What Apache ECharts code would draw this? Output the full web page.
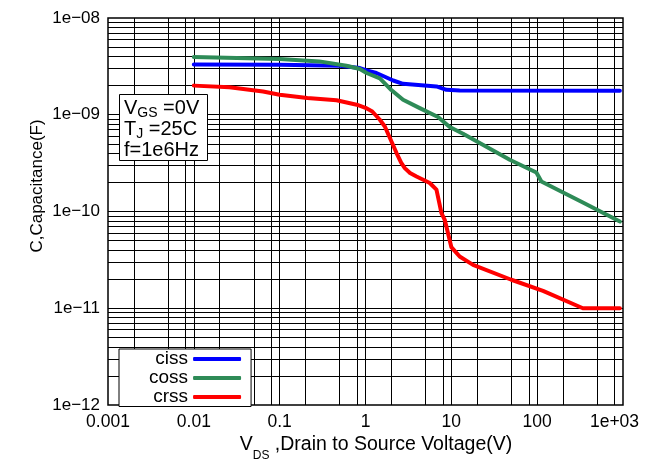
<!DOCTYPE html>
<html>
<head>
<meta charset="utf-8">
<script src="https://cdn.jsdelivr.net/npm/echarts@6.0.0/dist/echarts.min.js"></script>
<style>
  html, body { margin: 0; padding: 0; background: #fff; }
  #chart { width: 650px; height: 461px; }
</style>
</head>
<body>
<div id="chart"></div>
<script>
// Input capacitance vs. drain-source voltage
const cissV = [0.01, 0.1, 0.5, 0.86, 1.03, 1.34, 1.68, 2.1, 2.74, 6.71, 8.77, 12.5, 920];
const cissC = [3.31e-9, 3.28e-9, 3.21e-9, 3.04e-9, 2.87e-9, 2.70e-9, 2.47e-9, 2.26e-9, 2.09e-9, 1.96e-9, 1.81e-9, 1.78e-9, 1.77e-9];

// Output capacitance
const cossV = [0.01, 0.1, 0.29, 0.6, 0.86, 1.03, 1.47, 2.0, 2.74, 4.29, 7.0, 9.58, 13.7, 47.9, 97.9, 112, 341, 920];
const cossC = [3.95e-9, 3.77e-9, 3.56e-9, 3.21e-9, 2.97e-9, 2.70e-9, 2.38e-9, 1.8e-9, 1.43e-9, 1.17e-9, 9.47e-10, 7.46e-10, 6.36e-10, 3.43e-10, 2.53e-10, 2.04e-10, 1.24e-10, 7.88e-11];

// Reverse transfer capacitance
const crssV = [0.01, 0.026, 0.064, 0.1, 0.21, 0.46, 0.79, 1.0, 1.2, 1.47, 1.68, 2.3, 2.6, 2.87, 3.3, 3.93, 5.61, 6.71, 7.67, 8.38, 10, 12.5, 17.9, 50, 117, 341, 920];
const crssC = [2.0e-9, 1.92e-9, 1.74e-9, 1.61e-9, 1.49e-9, 1.41e-9, 1.27e-9, 1.18e-9, 1.08e-9, 8.88e-10, 7.57e-10, 4.02e-10, 3.2e-10, 2.81e-10, 2.5e-10, 2.30e-10, 1.97e-10, 1.68e-10, 9.62e-11, 8.2e-11, 4.29e-11, 3.43e-11, 2.81e-11, 1.97e-11, 1.51e-11, 1.0e-11, 1.0e-11];

const seriesNames = ['ciss', 'coss', 'crss'];
const seriesColors = ['#0000ff', '#2e8b57', '#ff0000'];

// Axis tick labels, one per decade
const xTickLabels = ['0.001', '0.01', '0.1', '1', '10', '100', '1e+03'];
const yTickLabels = ['1e\u221212', '1e\u221211', '1e\u221210', '1e\u221209', '1e\u221208'];

// Grid-line mantissas within each decade
const xGridSteps = [1, 2, 5, 8];
const yGridSteps = [1, 2, 3, 4, 5, 6, 7, 8, 9];
const xDecades = [-3, -2, -1, 0, 1, 2];
const yDecades = [-12, -11, -10, -9];

const FONT = "'Liberation Sans', Arial, Helvetica, sans-serif";

const xGridValues = [];
xDecades.forEach(d => xGridSteps.forEach(m => {
  if (!(d === -3 && m === 1)) xGridValues.push(m * Math.pow(10, d));
}));
const yGridValues = [];
yDecades.forEach(d => yGridSteps.forEach(m => {
  if (!(d === -12 && m === 1)) yGridValues.push(m * Math.pow(10, d));
}));

const pairs = (xs, ys) => xs.map((x, i) => [x, ys[i]]);
const curveData = [pairs(cissV, cissC), pairs(cossV, cossC), pairs(crssV, crssC)];

const chart = echarts.init(document.getElementById('chart'), null, { renderer: 'canvas' });

const curves = seriesNames.map((name, i) => ({
  name: name,
  type: 'line',
  data: curveData[i],
  showSymbol: false,
  symbol: 'none',
  z: 5,
  lineStyle: { color: seriesColors[i], width: 4, cap: 'round', join: 'round' },
  itemStyle: { color: seriesColors[i] }
}));

// Log grid drawn as mark lines on an empty helper series
const gridSeries = {
  name: 'grid',
  type: 'line',
  data: [],
  z: 1,
  silent: true,
  markLine: {
    silent: true,
    precision: 20,
    symbol: ['none', 'none'],
    label: { show: false },
    animation: false,
    lineStyle: { color: '#000', width: 1, type: 'solid' },
    emphasis: { disabled: true },
    data: xGridValues.map(v => ({ xAxis: v })).concat(yGridValues.map(v => ({ yAxis: v })))
  }
};

const subRich = (main, sub, pad) => ({
  m: { fontSize: main, fontFamily: FONT, fill: '#000' },
  s: { fontSize: sub, fontFamily: FONT, fill: '#000', padding: [pad, 0, 0, 0] }
});

chart.setOption({
  animation: false,
  backgroundColor: '#fff',
  grid: {
    left: 108, right: 27, top: 18, bottom: 56,
    show: true, borderColor: '#000', borderWidth: 1.5, backgroundColor: 'transparent'
  },
  xAxis: {
    type: 'log',
    logBase: 10,
    min: 0.001,
    max: 1000,
    splitNumber: 6,
    axisLine: { show: false },
    axisTick: { show: false },
    splitLine: { show: false },
    axisLabel: {
      color: '#000',
      fontSize: 17.5,
      fontFamily: FONT,
      margin: 8,
      formatter: function (v) {
        const i = Math.round(Math.log10(v)) + 3;
        return i === xTickLabels.length - 1 ? '{last|' + xTickLabels[i] + '}' : xTickLabels[i];
      },
      rich: {
        last: { fontSize: 17.5, fontFamily: FONT, color: '#000', padding: [0, 17, 0, 0] }
      }
    }
  },
  yAxis: {
    type: 'log',
    logBase: 10,
    min: 1e-12,
    max: 1e-8,
    splitNumber: 4,
    axisLine: { show: false },
    axisTick: { show: false },
    splitLine: { show: false },
    axisLabel: {
      color: '#000',
      fontSize: 17,
      fontFamily: FONT,
      margin: 8,
      formatter: function (v) {
        return yTickLabels[Math.round(Math.log10(v)) + 12];
      }
    }
  },
  legend: {
    data: seriesNames,
    orient: 'vertical',
    align: 'right',
    left: 119,
    top: 349,
    itemWidth: 48,
    itemHeight: 4,
    itemGap: 0,
    icon: 'roundRect',
    padding: [0.5, 10, 0, 30],
    borderColor: '#000',
    borderWidth: 1,
    backgroundColor: '#fff',
    selectedMode: false,
    z: 10,
    textStyle: { color: '#000', fontSize: 19, fontFamily: FONT, lineHeight: 18 }
  },
  graphic: [
    {
      type: 'text',
      x: 37, y: 186,
      rotation: Math.PI / 2,
      style: {
        text: 'C,Capacitance(F)',
        fill: '#000',
        font: '17px ' + FONT,
        align: 'center',
        verticalAlign: 'middle'
      }
    },
    {
      type: 'text',
      x: 376, y: 445,
      style: {
        text: '{m|V}{s|DS}{m| ,Drain to Source Voltage(V)}',
        align: 'center',
        verticalAlign: 'middle',
        rich: subRich(19.5, 12, 22)
      }
    },
    // Test-condition box
    {
      type: 'rect',
      z: 100,
      shape: { x: 119.5, y: 94.5, width: 88, height: 66 },
      style: { fill: '#fff', stroke: '#000', lineWidth: 1 }
    },
    {
      type: 'text', x: 124, y: 108.3, z: 101,
      style: {
        text: '{m|V}{s|GS}{m| =0V}', align: 'left', verticalAlign: 'middle',
        rich: subRich(20, 14, 10)
      }
    },
    {
      type: 'text', x: 124, y: 129.2, z: 101,
      style: {
        text: '{m|T}{s|J}{m| =25C}', align: 'left', verticalAlign: 'middle',
        rich: subRich(20, 14, 10)
      }
    },
    {
      type: 'text', x: 124, y: 150.8, z: 101,
      style: {
        text: 'f=1e6Hz', align: 'left', verticalAlign: 'middle',
        font: '20px ' + FONT, fill: '#000'
      }
    }
  ],
  series: [gridSeries].concat(curves)
});
</script>
</body>
</html>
^^^^^^^^
■ Goal ■
Print the full listing exactly, dropping the pictures.

■ Finished answer ■
What Apache ECharts code would draw this? Output the full web page.
<!DOCTYPE html>
<html>
<head>
<meta charset="utf-8">
<script src="https://cdn.jsdelivr.net/npm/echarts@6.0.0/dist/echarts.min.js"></script>
<style>
  html, body { margin: 0; padding: 0; background: #fff; }
  #chart { width: 650px; height: 461px; }
</style>
</head>
<body>
<div id="chart"></div>
<script>
// Input capacitance vs. drain-source voltage
const cissV = [0.01, 0.1, 0.5, 0.86, 1.03, 1.34, 1.68, 2.1, 2.74, 6.71, 8.77, 12.5, 920];
const cissC = [3.31e-9, 3.28e-9, 3.21e-9, 3.04e-9, 2.87e-9, 2.70e-9, 2.47e-9, 2.26e-9, 2.09e-9, 1.96e-9, 1.81e-9, 1.78e-9, 1.77e-9];

// Output capacitance
const cossV = [0.01, 0.1, 0.29, 0.6, 0.86, 1.03, 1.47, 2.0, 2.74, 4.29, 7.0, 9.58, 13.7, 47.9, 97.9, 112, 341, 920];
const cossC = [3.95e-9, 3.77e-9, 3.56e-9, 3.21e-9, 2.97e-9, 2.70e-9, 2.38e-9, 1.8e-9, 1.43e-9, 1.17e-9, 9.47e-10, 7.46e-10, 6.36e-10, 3.43e-10, 2.53e-10, 2.04e-10, 1.24e-10, 7.88e-11];

// Reverse transfer capacitance
const crssV = [0.01, 0.026, 0.064, 0.1, 0.21, 0.46, 0.79, 1.0, 1.2, 1.47, 1.68, 2.3, 2.6, 2.87, 3.3, 3.93, 5.61, 6.71, 7.67, 8.38, 10, 12.5, 17.9, 50, 117, 341, 920];
const crssC = [2.0e-9, 1.92e-9, 1.74e-9, 1.61e-9, 1.49e-9, 1.41e-9, 1.27e-9, 1.18e-9, 1.08e-9, 8.88e-10, 7.57e-10, 4.02e-10, 3.2e-10, 2.81e-10, 2.5e-10, 2.30e-10, 1.97e-10, 1.68e-10, 9.62e-11, 8.2e-11, 4.29e-11, 3.43e-11, 2.81e-11, 1.97e-11, 1.51e-11, 1.0e-11, 1.0e-11];

const seriesNames = ['ciss', 'coss', 'crss'];
const seriesColors = ['#0000ff', '#2e8b57', '#ff0000'];

// Axis tick labels, one per decade
const xTickLabels = ['0.001', '0.01', '0.1', '1', '10', '100', '1e+03'];
const yTickLabels = ['1e\u221212', '1e\u221211', '1e\u221210', '1e\u221209', '1e\u221208'];

// Grid-line mantissas within each decade
const xGridSteps = [1, 2, 5, 8];
const yGridSteps = [1, 2, 3, 4, 5, 6, 7, 8, 9];
const xDecades = [-3, -2, -1, 0, 1, 2];
const yDecades = [-12, -11, -10, -9];

const FONT = "'Liberation Sans', Arial, Helvetica, sans-serif";

const xGridValues = [];
xDecades.forEach(d => xGridSteps.forEach(m => {
  if (!(d === -3 && m === 1)) xGridValues.push(m * Math.pow(10, d));
}));
const yGridValues = [];
yDecades.forEach(d => yGridSteps.forEach(m => {
  if (!(d === -12 && m === 1)) yGridValues.push(m * Math.pow(10, d));
}));

const pairs = (xs, ys) => xs.map((x, i) => [x, ys[i]]);
const curveData = [pairs(cissV, cissC), pairs(cossV, cossC), pairs(crssV, crssC)];

const chart = echarts.init(document.getElementById('chart'), null, { renderer: 'canvas' });

const curves = seriesNames.map((name, i) => ({
  name: name,
  type: 'line',
  data: curveData[i],
  showSymbol: false,
  symbol: 'none',
  z: 5,
  lineStyle: { color: seriesColors[i], width: 4, cap: 'round', join: 'round' },
  itemStyle: { color: seriesColors[i] }
}));

// Log grid drawn as mark lines on an empty helper series
const gridSeries = {
  name: 'grid',
  type: 'line',
  data: [],
  z: 1,
  silent: true,
  markLine: {
    silent: true,
    precision: 20,
    symbol: ['none', 'none'],
    label: { show: false },
    animation: false,
    lineStyle: { color: '#000', width: 1, type: 'solid' },
    emphasis: { disabled: true },
    data: xGridValues.map(v => ({ xAxis: v })).concat(yGridValues.map(v => ({ yAxis: v })))
  }
};

const subRich = (main, sub, pad) => ({
  m: { fontSize: main, fontFamily: FONT, fill: '#000' },
  s: { fontSize: sub, fontFamily: FONT, fill: '#000', padding: [pad, 0, 0, 0] }
});

chart.setOption({
  animation: false,
  backgroundColor: '#fff',
  grid: {
    left: 108, right: 27, top: 18, bottom: 56,
    show: true, borderColor: '#000', borderWidth: 1.5, backgroundColor: 'transparent'
  },
  xAxis: {
    type: 'log',
    logBase: 10,
    min: 0.001,
    max: 1000,
    splitNumber: 6,
    axisLine: { show: false },
    axisTick: { show: false },
    splitLine: { show: false },
    axisLabel: {
      color: '#000',
      fontSize: 17.5,
      fontFamily: FONT,
      margin: 8,
      formatter: function (v) {
        const i = Math.round(Math.log10(v)) + 3;
        return i === xTickLabels.length - 1 ? '{last|' + xTickLabels[i] + '}' : xTickLabels[i];
      },
      rich: {
        last: { fontSize: 17.5, fontFamily: FONT, color: '#000', padding: [0, 17, 0, 0] }
      }
    }
  },
  yAxis: {
    type: 'log',
    logBase: 10,
    min: 1e-12,
    max: 1e-8,
    splitNumber: 4,
    axisLine: { show: false },
    axisTick: { show: false },
    splitLine: { show: false },
    axisLabel: {
      color: '#000',
      fontSize: 17,
      fontFamily: FONT,
      margin: 8,
      formatter: function (v) {
        return yTickLabels[Math.round(Math.log10(v)) + 12];
      }
    }
  },
  legend: {
    data: seriesNames,
    orient: 'vertical',
    align: 'right',
    left: 119,
    top: 349,
    itemWidth: 48,
    itemHeight: 4,
    itemGap: 0,
    icon: 'roundRect',
    padding: [0.5, 10, 0, 30],
    borderColor: '#000',
    borderWidth: 1,
    backgroundColor: '#fff',
    selectedMode: false,
    z: 10,
    textStyle: { color: '#000', fontSize: 19, fontFamily: FONT, lineHeight: 18 }
  },
  graphic: [
    {
      type: 'text',
      x: 37, y: 186,
      rotation: Math.PI / 2,
      style: {
        text: 'C,Capacitance(F)',
        fill: '#000',
        font: '17px ' + FONT,
        align: 'center',
        verticalAlign: 'middle'
      }
    },
    {
      type: 'text',
      x: 376, y: 445,
      style: {
        text: '{m|V}{s|DS}{m| ,Drain to Source Voltage(V)}',
        align: 'center',
        verticalAlign: 'middle',
        rich: subRich(19.5, 12, 22)
      }
    },
    // Test-condition box
    {
      type: 'rect',
      z: 100,
      shape: { x: 119.5, y: 94.5, width: 88, height: 66 },
      style: { fill: '#fff', stroke: '#000', lineWidth: 1 }
    },
    {
      type: 'text', x: 124, y: 108.3, z: 101,
      style: {
        text: '{m|V}{s|GS}{m| =0V}', align: 'left', verticalAlign: 'middle',
        rich: subRich(20, 14, 10)
      }
    },
    {
      type: 'text', x: 124, y: 129.2, z: 101,
      style: {
        text: '{m|T}{s|J}{m| =25C}', align: 'left', verticalAlign: 'middle',
        rich: subRich(20, 14, 10)
      }
    },
    {
      type: 'text', x: 124, y: 150.8, z: 101,
      style: {
        text: 'f=1e6Hz', align: 'left', verticalAlign: 'middle',
        font: '20px ' + FONT, fill: '#000'
      }
    }
  ],
  series: [gridSeries].concat(curves)
});
</script>
</body>
</html>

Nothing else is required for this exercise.